Demiryollarında çalışan lokomotif ve vagonlar yağ, pas ve is içinde oldukları için, daha çok da lokomotifleri plastik ve oyuncak görüntüsünden kurtarmak, gerçekçi görüntüyü yakalamak amacıyla çeşitli boyalarla eskitme işlemleri uygulayarak göze daha hoş gelmesi için emek harcarım.
Modelci arkadaşlarım eskitme isinde çok başarılı olduğumu ve nasıl bir teknik kullandığımı hep sorarlar. Aslında kendime has bir tekniğim yok. Yılların getirdiği tecrübe veya el alışkanlığı diyelim. Ama çok iyi bir gözlemciyimdir. Kısacası trenleri ve bu hobiyi çok seviyorum, herkese de tavsiye ediyorum.

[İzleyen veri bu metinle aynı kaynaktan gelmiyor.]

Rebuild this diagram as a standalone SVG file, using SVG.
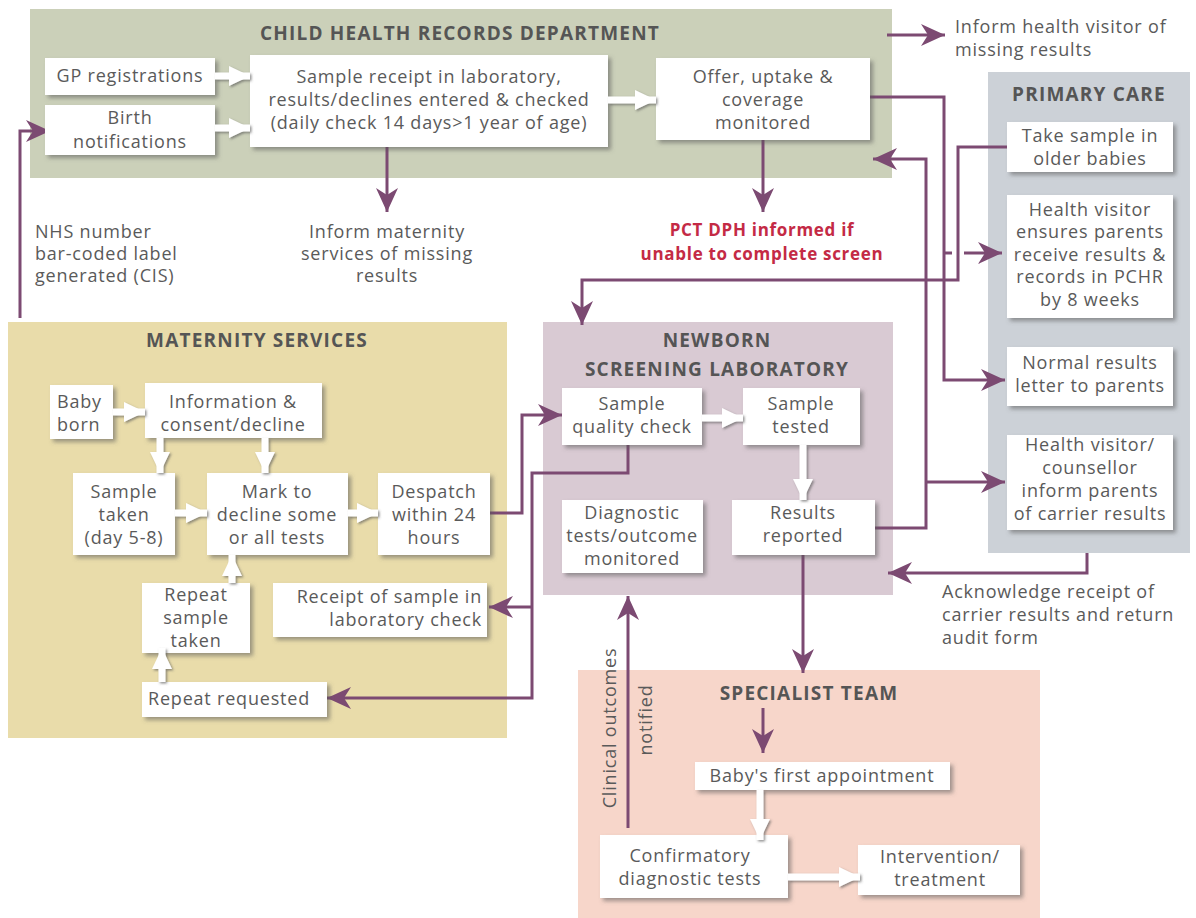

‘İzlediğim model tren belgeseliyle başladım’
Asıl mesleği teknik ressamlık olan Deniz Berk Gökgöz, 3 yıldır hem ticari hem de hobi amaçlı model trencilikle uğraşıyor. Babası Devlet Demiryolları’ndan makinist emeklisi olan Gökgöz de doğal olarak trenlere olan tutkusunu bugünlere taşımış.
TCDD’nin efsane kırmızı-beyaz dizel lokomotiflerinin birebir aynısını üretmekte olan Deniz Berk Gökgöz, şunları anlattı:
“Model trenciliğe ilgim, yine babamla birlikte izlediğimiz bir model tren fabrikası belgeseliyle başladı. Sonrasında Türk lokomotiflerinin modelcilik anlamında çok yetersiz kaldığını görerek, mesleğimin de getirdiği tecrübe ve bilgi birikimiyle 5 farklı tip Türk lokomotifinin teknik ve 3D çizimlerini gerçekleştirdim.
Model trenciliği teknik ve sanat anlamında ikiye ayırıyorum. Teknik boyutunda yeterliliğimden sonra sanat anlamında tüm model trenci camiasının iyi tanıdığı isim; değerli hocam Teoman Kardaşlar tecrübelerini benimle paylaştı. 3 yıl önce evimde başladığım model tren üreticiliği maceram şu an, İzmir 1. Sanayi Bölgesinde 5 farklı tip lokomotif modeli ve 2 çalışanım ile devam ediyor. Ürettiğim modellerin fiyatları ölçeğe ve lokomotif tipine göre bin 500 TL ile 20 bin TL arasında değişiyor.
En büyük hayalim ise Türkiye’nin de, diğer Avrupa ülkelerinde olduğu gibi bir model tren fabrikasına sahip olması ve tabiki bunu benim başarmam.”